- Interactive map of Ummadidevarapalle
- Location in Andhra Pradesh, India Ummadidevarapalle (India)
- Coordinates: 17°04′42″N 80°24′41″E﻿ / ﻿17.0784°N 80.4113°E
- Country: India
- State: Andhra Pradesh
- District: NTR
- Mandal: Gampalagudem

Government
- • Type: Gram Panchayat
- • Sarpanch: Thotakura Veera Prasad

Area
- • Total: 2.45 km^{2} (0.95 sq mi)

Population (2011)
- • Total: 862
- • Density: 352/km^{2} (911/sq mi)

Languages
- • Official: Telugu
- Time zone: UTC+5:30 (IST)

= Ummadidevarapalle =

Village in Andhra Pradesh, India

Ummadidevarapalle is a village located in the Gampalagudem mandal, NTR district of the Indian state of Andhra Pradesh.
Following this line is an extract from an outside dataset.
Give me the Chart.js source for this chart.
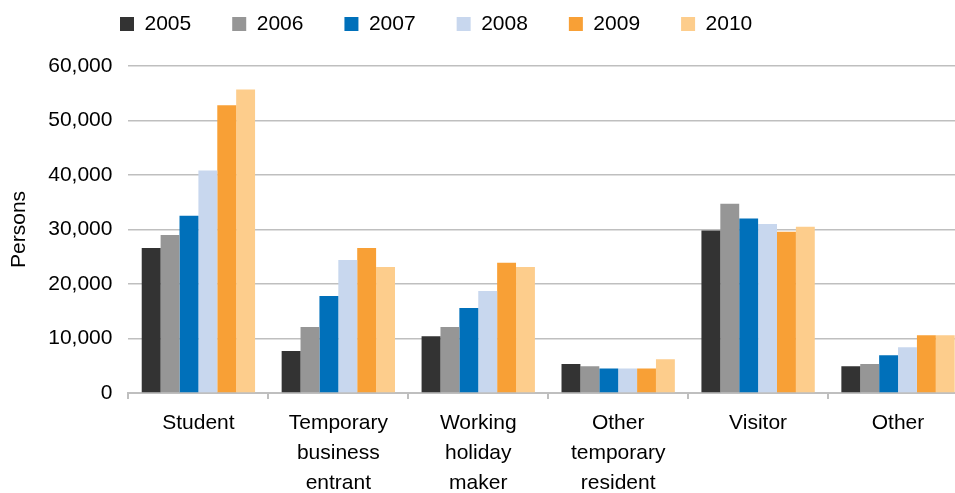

It is under the administration of Tiruvuru revenue division.

== Demographics ==
According to 2011 census of India, the village has 269 households with a total population of 862, consisting of 436 males and 426 females. The Scheduled Castes population is 388 (198 males, 190 females), and the Scheduled Tribes population is 45 (23 males, 22 females). A total of 460 people in the village are literate. The workforce includes 481 individuals, with 266 males and 215 females.